Imagine waking your children in the morning. Imagine feeding and dressing them. Imagine pulling a little girl’s hair into a ponytail, arguing with a little boy about which pair of shoes he wants to wear. 
  
Now imagine, as you are doing that, you know later today you will strap their vulnerable bodies into enveloping life jackets and take them with you in a rubber dinghy - through waters that have claimed many who have done the same. 
  
Think of the story you’d have to tell to reassure them. Think of trying to make it fun. Consider the emotional strength needed to smile at them and conceal your fear.

There is no "migrant crisis" in the Mediterranean.

What would it feel like if that experience – your frantic flight from war – was then diminished by a media that crudely labelled you and your family "migrants"?
And imagine having little voice to counter a description so commonly used by governments and journalists.
The umbrella term migrant is no longer fit for purpose when it comes to describing the horror unfolding in the Mediterranean. It has evolved from its dictionary definitions into a tool that dehumanises and distances, a blunt pejorative.

It is not hundreds of people who drown when a boat goes down in the Mediterranean, nor even hundreds of refugees. It is hundreds of migrants. It is not a person – like you, filled with thoughts and history and hopes – who is on the tracks delaying a train. It is a migrant. A nuisance.
It already feels like we are putting a value on the word. Migrant deaths are not worth as much to the media as the deaths of others - which means that their lives are not. Drowning disasters drop further and further down news bulletins. We rarely talk about the dead as individuals anymore. They are numbers.

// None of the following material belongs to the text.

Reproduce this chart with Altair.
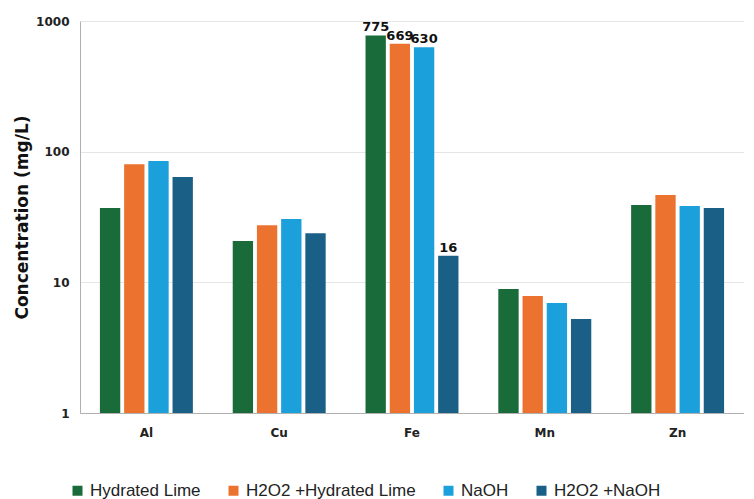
import altair as alt
import pandas as pd

metals = ["Al", "Cu", "Fe", "Mn", "Zn"]
treatments = ["Hydrated Lime", "H2O2 +Hydrated Lime", "NaOH", "H2O2 +NaOH"]
colors = ["#1a6b3a", "#ec7230", "#1ca0db", "#1a5f86"]
hydrated_lime = [37, 20.7, 775, 8.9, 39]
h2o2_lime = [80, 27.4, 669, 7.85, 46.5]
naoh = [85, 30.5, 630, 6.95, 38.4]
h2o2_naoh = [64, 23.8, 16, 5.25, 37]
labels_fe = ["775", "669", "630", "16"]

series = [hydrated_lime, h2o2_lime, naoh, h2o2_naoh]
rows = []
for t, vals in zip(treatments, series):
    for m, v in zip(metals, vals):
        rows.append({"metal": m, "treatment": t, "value": v, "base": 1})
df = pd.DataFrame(rows)
df["label"] = ""
for t, lab in zip(treatments, labels_fe):
    df.loc[(df.metal == "Fe") & (df.treatment == t), "label"] = lab

base = alt.Chart(df).encode(
    x=alt.X("metal:N", sort=metals, title=None,
            scale=alt.Scale(paddingInner=0.3, paddingOuter=0.15),
            axis=alt.Axis(labelAngle=0, labelFontWeight="bold", labelFontSize=12,
                          labelColor="#222", labelPadding=14, ticks=False,
                          domainColor="#b0b0b0", labelFont="DejaVu Sans")),
    xOffset=alt.XOffset("treatment:N", sort=treatments,
                        scale=alt.Scale(paddingInner=0.16)),
    y=alt.Y("value:Q", title="Concentration (mg/L)",
            scale=alt.Scale(type="log", domain=[1, 1000]),
            axis=alt.Axis(values=[1, 10, 100, 1000], format="d", ticks=False,
                          labelFontWeight="bold", labelFontSize=12, labelColor="#222",
                          labelFont="DejaVu Sans", labelPadding=11,
                          titleFontSize=17, titleFontWeight="bold", titleColor="#111",
                          titleFont="DejaVu Sans", titlePadding=4,
                          domainColor="#b0b0b0", gridColor="#e6e6e6")),
)

bars = base.mark_bar().encode(
    y2="base:Q",
    color=alt.Color("treatment:N", sort=treatments,
                    scale=alt.Scale(domain=treatments, range=colors),
                    legend=alt.Legend(title=None, orient="none", direction="horizontal",
                                      legendX=-11, legendY=461, symbolType="square",
                                      symbolSize=100, symbolStrokeWidth=0,
                                      labelFontSize=17, labelColor="#222",
                                      labelLimit=400,
                                      labelFont="Liberation Sans", columnPadding=24,
                                      labelOffset=4))
)

text = base.mark_text(dy=-8, fontWeight="bold", fontSize=13, color="#111",
                      font="DejaVu Sans").encode(text="label:N")

chart = alt.layer(bars, text).properties(
    width=664, height=392,
    padding={"left": 5, "top": 7, "right": 0, "bottom": 0},
).configure_view(stroke=None)

chart.save("out.html", embed_options={"renderer": "svg", "actions": False})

When we in the media do this, when we apply reductive terminology to people, we help to create an environment in which a British foreign minister can refer to "marauding migrants," and in which hate speech and thinly veiled racism can fester.

We become the enablers of governments who have political reasons for not calling those drowning in the Mediterranean what the majority of them are: refugees.

We give weight to those who want only to see economic migrants.
The argument that most of those risking everything to land on Europe’s shores are doing it for money is not supported by the facts.